まさに一体感!当日、大野さんはどんな動きをしてるんですか?
大野:全アーティストの担当なので、とにかくライブを観て回って「ありがとう!」と伝えながら乾杯してます(笑)。ギリギリまで準備に追われてますけど、フェスが始まったらあんまり仕事っぽくならないようにしてるかな。決断を迫られる時は自分が出ますけど、それ以外は遊んでます!
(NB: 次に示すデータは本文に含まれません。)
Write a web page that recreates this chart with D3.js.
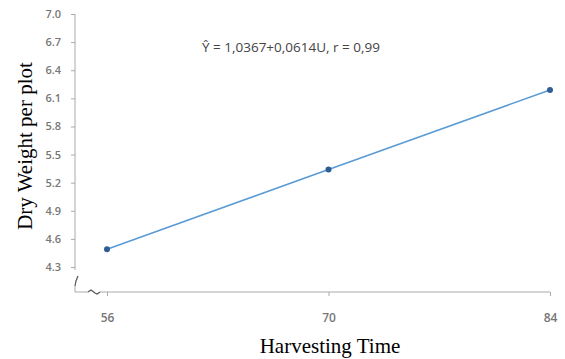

加藤:私もいろんな現場を見てますけど、大野さんはあんまりいないタイプのイベンターさんかも。頭の中ではすごく考えてるんですが、パッと見はすごくゆるい。あの感じは独特だなーと。
大野:さすが分かってる!その通り(笑)
加藤:進行とかめちゃくちゃ考えてるはずだし。
大野:テンパってる感じは出したくないんですよ。楽しむことは意識しつつ、頭の中だけで考えてる状態。やっぱり主催者側がテンパってるのはイヤでしょ?
テンパってると、周りにも伝染しそうですし。
加藤:ゆるく楽しそうにしてるから、周りも自然と動いてくれるんですよね。もちろん、みんなも大野さんがギリギリまで動き回って準備してるのを知ってるからこそ、「大野さんに楽しんでもらう!」となってるんだと思います。
大野 秀幸
コンサートのプロモーターである株式会社夢番地に所属。『たとえばボクが踊ったら、』の仕掛け人として、出演アーティストが全て自身の担当というフェスを立ち上げ、日本のイベントシーンでも異彩を放つ。アーティストからの信頼も厚く、ゆるいスタイルがモットー。フェスの時は率先して楽しむのも真骨頂。
加藤 真樹子
FM802に所属するDJ。大学在学中にラジオ制作に携わりながら、ラジオDJ、イベントMC、テレビ番組のレポーターなどを経て2002年にFM802でデビュー。“カトマキ”の愛称で親しまれ、現在は月〜木11:00〜14:00の『UPBEAT!』を担当しながら、イベントMCや雑誌での音楽レコメンドの執筆、アロマセラピストとしても活動中。『たとえばボクが踊ったら、』では、第1回目からMCを担当している。